Something...was...coming...out.
I saw the head first. Then the body.
A deer.
Not just a deer.
The
deer.
It stood just beyond the entrance of the shed, its head crushed in, a black blotch of blood marring its neck. Its ribs jutted like white chalk lines. A wet organ dangled from its gut like a piece of peeled fruit.
I looked at my surroundings. The scene was deadly silent...no birds chirped, not a cricket sang. Even Page sat mute, looking up at me with soulful eyes, the moonlight reflecting glossily off the blood on his muzzle. I looked back at the deer. Somehow it had returned from the dead, its intentions purposeful yet dreadfully unknown. It stared at me with its one good eye (the other had vacated the socket, leaving a dark moist void behind like a rotting hole in an unremembered peach or apple), then limped up the path into the woods. Page yipped, and followed. I stayed motionless, watching the two animals walking side by side like animated characters in some sick cartoon. They stopped momentarily, turned back to look at me. Waited. Waited for me to follow. Which I eventually did.
Surprisingly enough, I felt no fear, and understood why almost immediately. This was a dream. Dead animals do not walk, and definitely do not request my presence—live animals don't even do that. Well, maybe Page did sometimes...but somehow, here, he acted differently. He had an almost humanlike quality to him, lending even more to the fact that at this very moment I was home in my bed, under the sheets, eyes rolling feverishly beneath my lids.
Feeling strangely enticed, I pursued the animals into the woods. The deer bounded off at breakneck speed. Page barked at me to follow and I picked up the pace, walking briskly to the spots he would stop at so I could catch up. The path wound in and about the trees; the deer would appear out of nowhere at times, like magic, sometimes right next to me, other times in the distance. And then, just as swiftly as it would materialize, it would disappear, as if it'd been obliterated from my memory. For a brief moment I wondered why dream characters often pulled this stunt...perhaps there was some grand scheme going on in one's subconscious, a system or methodology that for some reason also sent you back to college butt-naked, late for an exam you didn't study for, or to the supermarket where, if you were lucky, you might find yourself playing hide-the-salami with the cute cashier in the produce aisle. Some things we simply didn't have answers for. This was one of them.

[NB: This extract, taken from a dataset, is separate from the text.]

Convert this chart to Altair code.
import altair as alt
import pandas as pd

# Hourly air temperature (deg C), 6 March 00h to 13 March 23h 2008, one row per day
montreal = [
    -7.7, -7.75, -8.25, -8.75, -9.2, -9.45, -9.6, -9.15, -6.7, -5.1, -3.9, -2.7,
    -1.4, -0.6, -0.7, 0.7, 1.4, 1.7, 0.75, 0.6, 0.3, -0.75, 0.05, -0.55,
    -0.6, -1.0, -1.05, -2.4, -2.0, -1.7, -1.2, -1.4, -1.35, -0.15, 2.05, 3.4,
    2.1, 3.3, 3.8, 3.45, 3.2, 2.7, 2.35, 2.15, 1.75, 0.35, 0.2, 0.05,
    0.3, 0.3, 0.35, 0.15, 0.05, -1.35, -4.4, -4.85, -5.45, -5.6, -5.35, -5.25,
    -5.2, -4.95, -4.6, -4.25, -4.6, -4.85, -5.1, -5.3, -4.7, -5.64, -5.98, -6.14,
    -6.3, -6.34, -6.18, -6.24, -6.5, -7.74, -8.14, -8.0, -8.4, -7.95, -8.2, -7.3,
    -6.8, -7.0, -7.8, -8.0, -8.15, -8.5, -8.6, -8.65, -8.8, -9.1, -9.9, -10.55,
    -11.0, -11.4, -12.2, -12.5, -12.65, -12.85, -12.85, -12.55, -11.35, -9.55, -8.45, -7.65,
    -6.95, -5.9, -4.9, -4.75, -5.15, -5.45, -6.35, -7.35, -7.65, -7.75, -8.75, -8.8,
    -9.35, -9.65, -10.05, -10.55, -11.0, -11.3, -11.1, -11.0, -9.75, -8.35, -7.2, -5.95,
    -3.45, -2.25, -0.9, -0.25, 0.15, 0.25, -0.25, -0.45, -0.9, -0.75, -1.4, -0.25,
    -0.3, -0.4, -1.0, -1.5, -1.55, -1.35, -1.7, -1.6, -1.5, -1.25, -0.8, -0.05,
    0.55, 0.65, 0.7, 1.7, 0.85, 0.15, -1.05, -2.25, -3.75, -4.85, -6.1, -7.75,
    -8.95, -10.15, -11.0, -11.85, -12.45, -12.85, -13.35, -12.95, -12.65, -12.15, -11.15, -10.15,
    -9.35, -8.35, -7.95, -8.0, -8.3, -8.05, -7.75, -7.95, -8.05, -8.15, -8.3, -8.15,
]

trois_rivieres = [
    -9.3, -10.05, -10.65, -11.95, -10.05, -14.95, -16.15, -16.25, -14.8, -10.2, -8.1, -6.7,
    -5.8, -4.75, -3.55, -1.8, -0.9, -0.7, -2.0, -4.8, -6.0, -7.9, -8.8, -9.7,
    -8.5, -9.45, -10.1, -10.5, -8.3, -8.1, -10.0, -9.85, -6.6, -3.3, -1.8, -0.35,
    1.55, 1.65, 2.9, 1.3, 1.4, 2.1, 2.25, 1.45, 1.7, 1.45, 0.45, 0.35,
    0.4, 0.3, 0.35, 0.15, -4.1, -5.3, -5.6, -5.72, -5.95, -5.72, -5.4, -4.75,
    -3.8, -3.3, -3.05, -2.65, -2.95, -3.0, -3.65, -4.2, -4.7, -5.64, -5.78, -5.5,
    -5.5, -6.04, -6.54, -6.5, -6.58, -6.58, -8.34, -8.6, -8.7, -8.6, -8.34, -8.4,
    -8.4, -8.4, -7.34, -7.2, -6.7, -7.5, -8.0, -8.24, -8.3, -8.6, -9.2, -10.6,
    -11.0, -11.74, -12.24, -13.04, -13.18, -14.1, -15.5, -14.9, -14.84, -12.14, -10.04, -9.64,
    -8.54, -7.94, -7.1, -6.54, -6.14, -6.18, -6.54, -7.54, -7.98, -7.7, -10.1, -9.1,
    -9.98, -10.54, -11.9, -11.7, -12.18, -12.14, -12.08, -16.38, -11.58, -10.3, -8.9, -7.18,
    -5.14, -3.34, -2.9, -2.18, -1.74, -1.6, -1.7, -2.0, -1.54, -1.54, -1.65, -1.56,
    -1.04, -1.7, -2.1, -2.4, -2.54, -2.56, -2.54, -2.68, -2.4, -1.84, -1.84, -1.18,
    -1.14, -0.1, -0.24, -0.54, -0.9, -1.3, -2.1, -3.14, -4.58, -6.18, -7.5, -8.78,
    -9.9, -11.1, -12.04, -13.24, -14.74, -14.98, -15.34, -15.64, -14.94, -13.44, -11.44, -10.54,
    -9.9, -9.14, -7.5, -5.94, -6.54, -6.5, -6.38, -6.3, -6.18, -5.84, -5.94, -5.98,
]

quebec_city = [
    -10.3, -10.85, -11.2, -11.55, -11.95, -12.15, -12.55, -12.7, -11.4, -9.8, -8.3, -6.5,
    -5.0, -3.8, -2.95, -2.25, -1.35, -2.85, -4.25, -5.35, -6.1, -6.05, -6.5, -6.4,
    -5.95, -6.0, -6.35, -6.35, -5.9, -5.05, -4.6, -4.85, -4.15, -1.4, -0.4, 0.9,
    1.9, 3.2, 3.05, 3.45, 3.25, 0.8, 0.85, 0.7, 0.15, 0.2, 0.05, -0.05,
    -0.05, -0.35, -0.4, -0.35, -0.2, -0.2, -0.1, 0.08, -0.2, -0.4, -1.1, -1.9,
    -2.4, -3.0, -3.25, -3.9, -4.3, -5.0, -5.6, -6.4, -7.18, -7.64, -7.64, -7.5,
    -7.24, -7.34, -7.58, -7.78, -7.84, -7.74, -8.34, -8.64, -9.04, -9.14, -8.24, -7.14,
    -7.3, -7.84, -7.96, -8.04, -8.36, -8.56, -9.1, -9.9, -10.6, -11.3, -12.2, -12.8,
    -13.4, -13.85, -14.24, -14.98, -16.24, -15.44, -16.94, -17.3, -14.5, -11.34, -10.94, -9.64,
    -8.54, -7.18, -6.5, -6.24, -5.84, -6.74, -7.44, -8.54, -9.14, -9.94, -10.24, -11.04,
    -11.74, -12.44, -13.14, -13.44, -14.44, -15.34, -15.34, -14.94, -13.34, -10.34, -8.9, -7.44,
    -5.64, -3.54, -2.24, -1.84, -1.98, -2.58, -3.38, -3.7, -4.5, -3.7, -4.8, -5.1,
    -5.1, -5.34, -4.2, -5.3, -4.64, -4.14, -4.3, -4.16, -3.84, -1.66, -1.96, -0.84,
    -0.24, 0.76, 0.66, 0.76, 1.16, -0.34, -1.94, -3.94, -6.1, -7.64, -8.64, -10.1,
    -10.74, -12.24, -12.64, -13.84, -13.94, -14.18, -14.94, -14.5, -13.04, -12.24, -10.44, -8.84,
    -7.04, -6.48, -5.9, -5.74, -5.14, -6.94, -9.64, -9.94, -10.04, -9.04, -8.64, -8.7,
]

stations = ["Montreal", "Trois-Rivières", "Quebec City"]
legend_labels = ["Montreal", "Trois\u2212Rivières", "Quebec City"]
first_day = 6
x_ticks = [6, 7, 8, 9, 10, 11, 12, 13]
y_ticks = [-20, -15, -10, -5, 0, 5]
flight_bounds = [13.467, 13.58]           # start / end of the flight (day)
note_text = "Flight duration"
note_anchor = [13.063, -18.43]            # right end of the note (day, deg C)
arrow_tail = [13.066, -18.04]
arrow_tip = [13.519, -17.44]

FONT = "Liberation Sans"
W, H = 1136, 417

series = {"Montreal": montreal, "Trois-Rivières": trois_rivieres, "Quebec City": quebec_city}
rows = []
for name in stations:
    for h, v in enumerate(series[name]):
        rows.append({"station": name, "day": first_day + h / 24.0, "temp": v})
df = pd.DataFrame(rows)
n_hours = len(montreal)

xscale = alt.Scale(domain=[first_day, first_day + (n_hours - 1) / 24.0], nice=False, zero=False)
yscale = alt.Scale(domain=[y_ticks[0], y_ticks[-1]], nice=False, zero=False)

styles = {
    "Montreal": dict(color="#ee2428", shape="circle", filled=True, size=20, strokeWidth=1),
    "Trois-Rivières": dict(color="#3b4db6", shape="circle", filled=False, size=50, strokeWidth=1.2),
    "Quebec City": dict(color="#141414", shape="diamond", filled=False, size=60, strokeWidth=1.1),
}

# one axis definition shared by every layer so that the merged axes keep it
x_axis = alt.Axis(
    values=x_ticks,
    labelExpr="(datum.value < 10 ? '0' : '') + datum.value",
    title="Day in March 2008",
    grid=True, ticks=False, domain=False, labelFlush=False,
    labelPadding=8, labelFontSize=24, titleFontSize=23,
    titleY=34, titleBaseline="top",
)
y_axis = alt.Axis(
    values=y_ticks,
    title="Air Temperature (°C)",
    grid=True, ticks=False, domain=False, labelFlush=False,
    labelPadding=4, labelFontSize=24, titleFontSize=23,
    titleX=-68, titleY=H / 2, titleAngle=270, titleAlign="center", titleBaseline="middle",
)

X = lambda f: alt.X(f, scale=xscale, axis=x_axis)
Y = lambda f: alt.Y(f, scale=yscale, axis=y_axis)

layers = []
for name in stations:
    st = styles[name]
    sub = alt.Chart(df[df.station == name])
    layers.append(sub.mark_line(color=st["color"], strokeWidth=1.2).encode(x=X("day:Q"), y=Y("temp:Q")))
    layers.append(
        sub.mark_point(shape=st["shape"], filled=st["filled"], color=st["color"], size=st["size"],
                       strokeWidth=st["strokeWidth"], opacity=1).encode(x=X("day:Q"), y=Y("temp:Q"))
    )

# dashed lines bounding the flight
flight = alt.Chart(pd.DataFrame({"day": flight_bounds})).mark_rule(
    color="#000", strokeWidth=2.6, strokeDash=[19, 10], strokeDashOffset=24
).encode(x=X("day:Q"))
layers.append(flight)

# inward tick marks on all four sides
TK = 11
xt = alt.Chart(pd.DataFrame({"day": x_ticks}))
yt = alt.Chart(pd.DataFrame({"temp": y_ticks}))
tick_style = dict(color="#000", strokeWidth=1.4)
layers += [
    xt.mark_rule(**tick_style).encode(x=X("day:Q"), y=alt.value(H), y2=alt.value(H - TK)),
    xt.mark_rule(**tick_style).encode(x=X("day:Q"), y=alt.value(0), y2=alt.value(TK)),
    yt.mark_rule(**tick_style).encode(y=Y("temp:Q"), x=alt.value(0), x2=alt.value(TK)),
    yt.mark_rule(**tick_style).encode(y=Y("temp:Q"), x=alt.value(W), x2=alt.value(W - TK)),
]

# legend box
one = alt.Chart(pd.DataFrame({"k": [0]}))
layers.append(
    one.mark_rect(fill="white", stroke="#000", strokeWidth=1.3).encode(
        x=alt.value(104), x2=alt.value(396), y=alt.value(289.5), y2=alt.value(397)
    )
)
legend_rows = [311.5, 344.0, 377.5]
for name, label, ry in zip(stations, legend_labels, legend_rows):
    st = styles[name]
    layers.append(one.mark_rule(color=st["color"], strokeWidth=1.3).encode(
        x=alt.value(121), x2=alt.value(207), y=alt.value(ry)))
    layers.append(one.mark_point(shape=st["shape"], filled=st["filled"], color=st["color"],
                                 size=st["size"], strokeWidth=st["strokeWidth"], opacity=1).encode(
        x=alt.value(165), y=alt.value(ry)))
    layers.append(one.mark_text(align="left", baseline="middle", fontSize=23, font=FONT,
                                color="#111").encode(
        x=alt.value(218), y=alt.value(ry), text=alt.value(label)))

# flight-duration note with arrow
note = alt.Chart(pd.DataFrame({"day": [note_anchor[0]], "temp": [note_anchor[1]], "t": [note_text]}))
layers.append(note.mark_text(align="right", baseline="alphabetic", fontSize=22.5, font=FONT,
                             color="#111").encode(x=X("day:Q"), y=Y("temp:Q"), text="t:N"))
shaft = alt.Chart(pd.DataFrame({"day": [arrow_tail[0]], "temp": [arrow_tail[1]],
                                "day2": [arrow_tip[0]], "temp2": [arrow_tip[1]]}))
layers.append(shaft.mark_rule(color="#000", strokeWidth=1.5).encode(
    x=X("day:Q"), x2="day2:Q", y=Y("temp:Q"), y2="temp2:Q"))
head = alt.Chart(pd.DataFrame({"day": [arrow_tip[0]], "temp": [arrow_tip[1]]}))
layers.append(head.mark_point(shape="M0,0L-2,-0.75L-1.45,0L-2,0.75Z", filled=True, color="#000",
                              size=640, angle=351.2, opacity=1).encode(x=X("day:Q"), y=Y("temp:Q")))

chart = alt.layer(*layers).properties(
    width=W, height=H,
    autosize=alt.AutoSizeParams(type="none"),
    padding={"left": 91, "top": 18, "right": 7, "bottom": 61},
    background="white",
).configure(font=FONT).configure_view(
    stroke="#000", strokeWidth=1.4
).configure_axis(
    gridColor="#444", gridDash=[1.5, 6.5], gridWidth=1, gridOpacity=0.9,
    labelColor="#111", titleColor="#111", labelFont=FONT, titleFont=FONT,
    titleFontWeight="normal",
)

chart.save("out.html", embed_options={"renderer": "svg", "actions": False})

Page and the deer pressed on. I followed them, never once straying from the path. Everything felt so damn real. I could feel the brambling woodland beneath my boots: the sticks, the roots, the soil. The night wind was cool against my bare legs and arms. At one point my forehead found a low-lying pine branch; the needles pricked painfully against my skin.
Despite my lucidity and sense of control, I wasn't enjoying this dream at all. I told myself that in lucid dreams you could wake up at any time if you wanted to...all you had to do was try. I tried...but found no success. And as a result found myself void of any temptation, suddenly riddled with surmounting apprehension. This dream held me in a very powerful grasp, one that would keep me here until I woke up—at which point I'd probably scoff cockily at all its incongruities. So I prayed for morning, wanting very badly to wake up—I felt no want nor desire to follow my little cocker spaniel and a zombie deer up into the circle of stones, the shrine of the Isolates. A place I didn't want to be. Dream or not.